Dormant checking and savings accounts, lost and uncashed checks, forgotten rent and utility deposits... since 1968, the State of Ohio has been required by law to hold on to those for you. Officials say they don't have enough manpower to notify the 3 and a half million companies and individuals who have money sitting with the state, so they use newspaper ads and a website.
Claudia Caterino: Okay, I'm typing in http://www.unclaimedfundstreasurehunt.ohio.gov...
Claudia Caterino is WCPN's research assistant. She's helping me track down folks like Cleveland City Councilman Joe Cimperman who might have forgotten cash just sitting with the state.
Claudia Caterino: And he has 17 dollars and 31 cents.
Joe Cimperman: What do I need, I mean, I could use some chapstick, my lips are dry.
City Councilman Joe Cimperman is owed money from Progressive insurance.
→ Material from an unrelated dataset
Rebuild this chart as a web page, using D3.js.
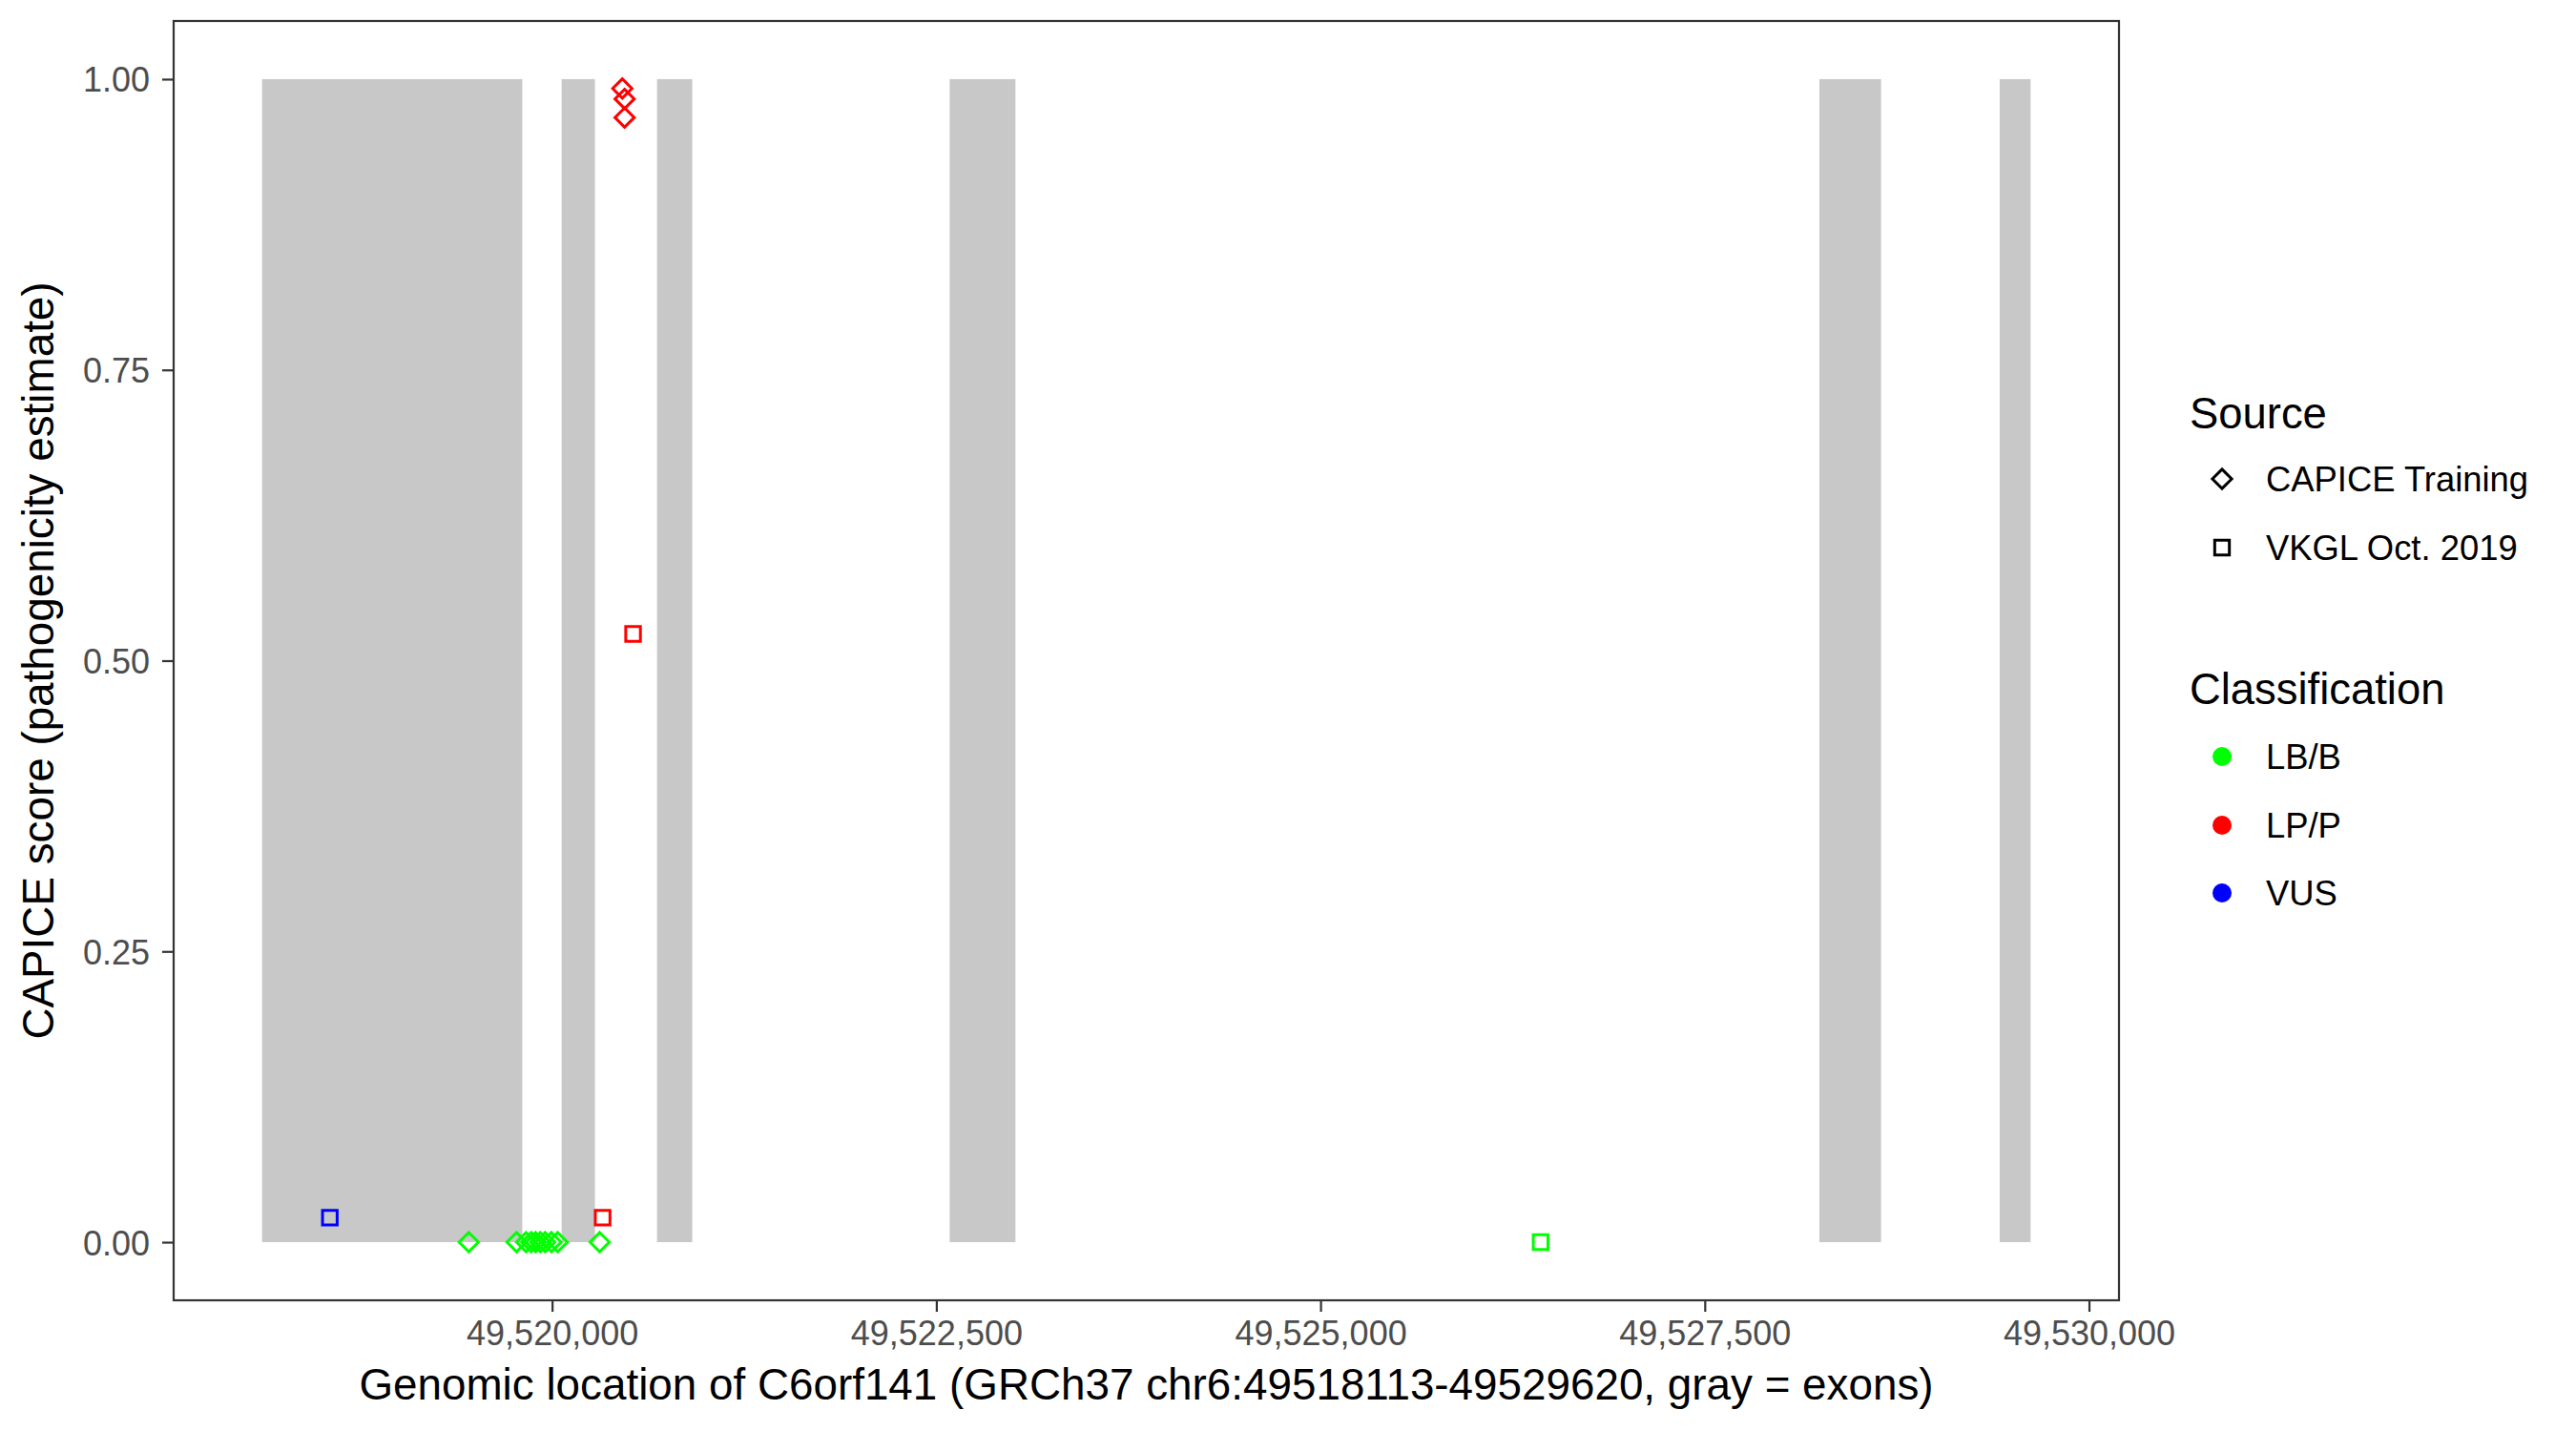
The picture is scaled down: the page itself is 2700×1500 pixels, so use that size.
<!DOCTYPE html>
<html>
<head>
<meta charset="utf-8">
<script src="https://cdn.jsdelivr.net/npm/d3@7"></script>
<style>
  body { margin: 0; background: #fff; }
  text { font-family: "Liberation Sans", Arial, sans-serif; }
</style>
</head>
<body>
<div id="chart"></div>
<script>
// Exon blocks (genomic start / end)
const exonStart = [49518113, 49520062, 49520683, 49522587, 49528246, 49529419];
const exonEnd   = [49519806, 49520279, 49520912, 49523015, 49528647, 49529620];

// Variants: position, CAPICE score, source, classification
const varPos = [
  49519458, 49519769, 49519831, 49519865, 49519893, 49519924, 49519955, 49519996, 49520037, 49520310,
  49520457, 49520472, 49520472,
  49518554, 49520329, 49520527, 49526432
];
const varScore = [
  0, 0, 0, 0, 0, 0, 0, 0, 0, 0,
  0.992, 0.983, 0.967,
  0.021, 0.021, 0.523, 0
];
const varSource = [
  "CAPICE Training", "CAPICE Training", "CAPICE Training", "CAPICE Training", "CAPICE Training",
  "CAPICE Training", "CAPICE Training", "CAPICE Training", "CAPICE Training", "CAPICE Training",
  "CAPICE Training", "CAPICE Training", "CAPICE Training",
  "VKGL Oct. 2019", "VKGL Oct. 2019", "VKGL Oct. 2019", "VKGL Oct. 2019"
];
const varClass = [
  "LB/B", "LB/B", "LB/B", "LB/B", "LB/B", "LB/B", "LB/B", "LB/B", "LB/B", "LB/B",
  "LP/P", "LP/P", "LP/P",
  "VUS", "LP/P", "LP/P", "LB/B"
];

const sources = ["CAPICE Training", "VKGL Oct. 2019"];
const classes = ["LB/B", "LP/P", "VUS"];
const classColors = ["#00ff00", "#ff0000", "#0000ff"];
const xTicks = [49520000, 49522500, 49525000, 49527500, 49530000];
const yTicks = [0, 0.25, 0.5, 0.75, 1];

const width = 2700, height = 1500;
const margin = {left: 182, right: 479, top: 22, bottom: 137};
const panelW = width - margin.left - margin.right;
const panelH = height - margin.top - margin.bottom;

const svg = d3.select("#chart").append("svg")
    .attr("width", width)
    .attr("height", height);

// ggplot-like 5% expansion on both axes
const xLo = d3.min(exonStart), xHi = d3.max(exonEnd);
const xPad = (xHi - xLo) * 0.05;
const x = d3.scaleLinear().domain([xLo - xPad, xHi + xPad]).range([0, panelW]);
const y = d3.scaleLinear().domain([-0.05, 1.05]).range([panelH, 0]);
const color = d3.scaleOrdinal().domain(classes).range(classColors);
const shape = d3.scaleOrdinal().domain(sources)
    .range([d3.symbolDiamond2, d3.symbolSquare2]);
const shapeSize = d3.scaleOrdinal().domain(sources).range([260, 300]);

const g = svg.append("g").attr("transform", `translate(${margin.left},${margin.top})`);

// exons
g.append("g").selectAll("rect")
    .data(exonStart)
    .enter().append("rect")
    .attr("x", (d, i) => x(d))
    .attr("width", (d, i) => x(exonEnd[i]) - x(d))
    .attr("y", y(1))
    .attr("height", y(0) - y(1))
    .attr("fill", "#c8c8c8");

// variants
const pts = varPos.map((p, i) => ({pos: p, score: varScore[i], src: varSource[i], cls: varClass[i]}));
g.append("g").selectAll("path")
    .data(pts)
    .enter().append("path")
    .attr("transform", d => `translate(${x(d.pos)},${y(d.score)})`)
    .attr("d", d => d3.symbol().type(shape(d.src)).size(shapeSize(d.src))())
    .attr("fill", "none")
    .attr("stroke", d => color(d.cls))
    .attr("stroke-width", 3);

// axes
const xAxis = g.append("g")
    .attr("transform", `translate(0,${panelH})`)
    .call(d3.axisBottom(x).tickValues(xTicks).tickSize(12).tickPadding(8).tickFormat(d3.format(",")));
const yAxis = g.append("g")
    .call(d3.axisLeft(y).tickValues(yTicks).tickSize(12).tickPadding(13).tickFormat(d3.format(".2f")));
[xAxis, yAxis].forEach(a => {
    a.select(".domain").remove();
    a.selectAll(".tick line").attr("stroke", "#333333").attr("stroke-width", 2.2);
    a.selectAll(".tick text")
        .attr("fill", "#4d4d4d")
        .style("font-size", "36px")
        .style("font-family", "'Liberation Sans', Arial, sans-serif");
});
yAxis.selectAll(".tick text").attr("dy", "0.36em");
xAxis.selectAll(".tick text").attr("dy", "0.75em");

// panel border
g.append("rect")
    .attr("width", panelW)
    .attr("height", panelH)
    .attr("fill", "none")
    .attr("stroke", "#333333")
    .attr("stroke-width", 2.2);

// axis titles
svg.append("text")
    .attr("x", margin.left + panelW / 2)
    .attr("y", 1467)
    .attr("text-anchor", "middle")
    .style("font-size", "45.8px")
    .text("Genomic location of C6orf141 (GRCh37 chr6:49518113-49529620, gray = exons)");
svg.append("text")
    .attr("transform", `translate(56,${margin.top + panelH / 2}) rotate(-90)`)
    .attr("text-anchor", "middle")
    .style("font-size", "45.8px")
    .text("CAPICE score (pathogenicity estimate)");

// legends
const legend = svg.append("g");
const keyX = 2329, labX = 2375, titleX = 2295;
legend.append("text").attr("x", titleX).attr("y", 449).style("font-size", "45.4px").text("Source");
const srcY = [502, 574];
sources.forEach((s, i) => {
    legend.append("path")
        .attr("transform", `translate(${keyX},${srcY[i]})`)
        .attr("d", d3.symbol().type(shape(s)).size(shapeSize(s))())
        .attr("fill", "none")
        .attr("stroke", "#000")
        .attr("stroke-width", 3);
    legend.append("text").attr("x", labX).attr("y", srcY[i]).attr("dy", "0.36em")
        .style("font-size", "36.4px").text(s);
});
legend.append("text").attr("x", titleX).attr("y", 738).style("font-size", "45.4px").text("Classification");
const clsY = [793, 865, 936];
classes.forEach((c, i) => {
    legend.append("circle")
        .attr("cx", keyX).attr("cy", clsY[i]).attr("r", 10)
        .attr("fill", color(c));
    legend.append("text").attr("x", labX).attr("y", clsY[i]).attr("dy", "0.36em")
        .style("font-size", "36.4px").text(c);
});
</script>
</body>
</html>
Joe Cimperman: Hmm... go to Starbucks and maybe I'll get 10 cups of coffee. I am right now literally sitting on the floor spinning, thinking 'how could I spend this money?'
In the last fiscal year, a record number of Ohioans may have asked themselves some version of that question. 43,000 companies and individuals collected $64 million. But the fund still tops a record billion dollars. State Commerce Department spokesman Dennis Ginty says there are accounts over a hundred years old.
Dennis Ginty: During the course of our lifetimes, we may move 10 or 15 times and some of us are better at informing people that we have financial relationships with that we've moved.
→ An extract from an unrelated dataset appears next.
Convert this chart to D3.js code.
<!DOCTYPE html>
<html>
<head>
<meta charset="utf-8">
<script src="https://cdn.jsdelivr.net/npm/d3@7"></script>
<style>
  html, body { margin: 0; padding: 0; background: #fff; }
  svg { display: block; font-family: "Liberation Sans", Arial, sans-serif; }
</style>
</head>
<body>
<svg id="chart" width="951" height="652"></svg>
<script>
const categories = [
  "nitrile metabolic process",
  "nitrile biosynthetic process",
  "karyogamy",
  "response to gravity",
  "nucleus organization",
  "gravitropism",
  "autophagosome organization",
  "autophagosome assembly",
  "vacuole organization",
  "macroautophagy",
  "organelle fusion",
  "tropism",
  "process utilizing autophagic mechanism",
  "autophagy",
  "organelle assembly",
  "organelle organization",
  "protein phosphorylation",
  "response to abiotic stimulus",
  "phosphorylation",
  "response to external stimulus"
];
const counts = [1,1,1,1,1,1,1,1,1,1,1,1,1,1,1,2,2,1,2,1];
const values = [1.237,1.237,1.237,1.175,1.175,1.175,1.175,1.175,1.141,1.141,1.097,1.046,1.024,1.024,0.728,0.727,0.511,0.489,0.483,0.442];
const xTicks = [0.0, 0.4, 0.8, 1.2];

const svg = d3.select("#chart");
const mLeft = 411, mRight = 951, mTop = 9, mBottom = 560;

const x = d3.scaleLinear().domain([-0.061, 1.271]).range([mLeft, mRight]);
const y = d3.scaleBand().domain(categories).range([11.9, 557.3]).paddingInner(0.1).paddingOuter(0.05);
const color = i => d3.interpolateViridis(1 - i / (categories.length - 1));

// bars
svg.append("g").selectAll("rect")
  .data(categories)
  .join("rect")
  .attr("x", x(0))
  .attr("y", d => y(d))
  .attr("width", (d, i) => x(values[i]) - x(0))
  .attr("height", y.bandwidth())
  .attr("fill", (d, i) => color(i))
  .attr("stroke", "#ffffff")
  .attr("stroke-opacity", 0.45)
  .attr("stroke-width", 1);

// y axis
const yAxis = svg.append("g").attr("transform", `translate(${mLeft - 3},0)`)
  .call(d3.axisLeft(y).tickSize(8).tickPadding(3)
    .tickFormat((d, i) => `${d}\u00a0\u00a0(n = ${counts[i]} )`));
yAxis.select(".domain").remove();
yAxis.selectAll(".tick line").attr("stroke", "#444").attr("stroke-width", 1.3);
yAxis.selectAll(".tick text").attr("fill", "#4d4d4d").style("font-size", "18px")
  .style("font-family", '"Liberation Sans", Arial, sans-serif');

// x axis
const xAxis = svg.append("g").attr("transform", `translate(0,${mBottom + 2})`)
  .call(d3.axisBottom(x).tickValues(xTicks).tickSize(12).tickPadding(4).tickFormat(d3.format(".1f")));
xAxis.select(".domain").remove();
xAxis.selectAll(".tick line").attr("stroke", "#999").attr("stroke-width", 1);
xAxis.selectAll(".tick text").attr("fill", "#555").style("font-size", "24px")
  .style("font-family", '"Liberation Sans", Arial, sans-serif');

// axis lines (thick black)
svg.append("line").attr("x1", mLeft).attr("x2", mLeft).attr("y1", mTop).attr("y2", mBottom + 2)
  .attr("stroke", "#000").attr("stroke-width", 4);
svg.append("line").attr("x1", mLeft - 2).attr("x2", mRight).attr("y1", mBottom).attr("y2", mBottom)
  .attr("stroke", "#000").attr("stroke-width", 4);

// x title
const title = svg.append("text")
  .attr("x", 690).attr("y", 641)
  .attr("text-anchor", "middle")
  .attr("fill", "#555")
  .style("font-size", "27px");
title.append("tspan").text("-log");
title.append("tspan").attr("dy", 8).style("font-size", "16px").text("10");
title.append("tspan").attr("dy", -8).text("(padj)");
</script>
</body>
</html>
Ginty says the state invests some of the money, but individual accounts no longer accrue interest, thanks to a 1991 state law. A lawsuit over the interest policy is currently working its way through Hamilton County courts. Ginty says the state does occasionally tap into the money.
Dennis Ginty: Some of the funds are loaned to the Ohio Housing Finance Agency and that agency works on low and moderate income housing programs throughout Ohio.
Others owed money include former Republican Governor Bob Taft, Cleveland's sports franchises, and even convicted former congressmen Bob Ney and Jim Trafficant. The Cleveland Clinic is owed over $38,000 from various insurance, pharmaceutical and healthcare companies. The hospital says they are looking into it. And at a recent press event Akron Mayor Don Plusquellic was asked about the approximately $12 waiting for him to collect .
Don Plusquellic: I mean, God, I can't believe none of us haven't just jumped at it. (pause) I may donate it to the state, just because they need the help.
For the Statehouse News Bureau, I'm Mhari Saito.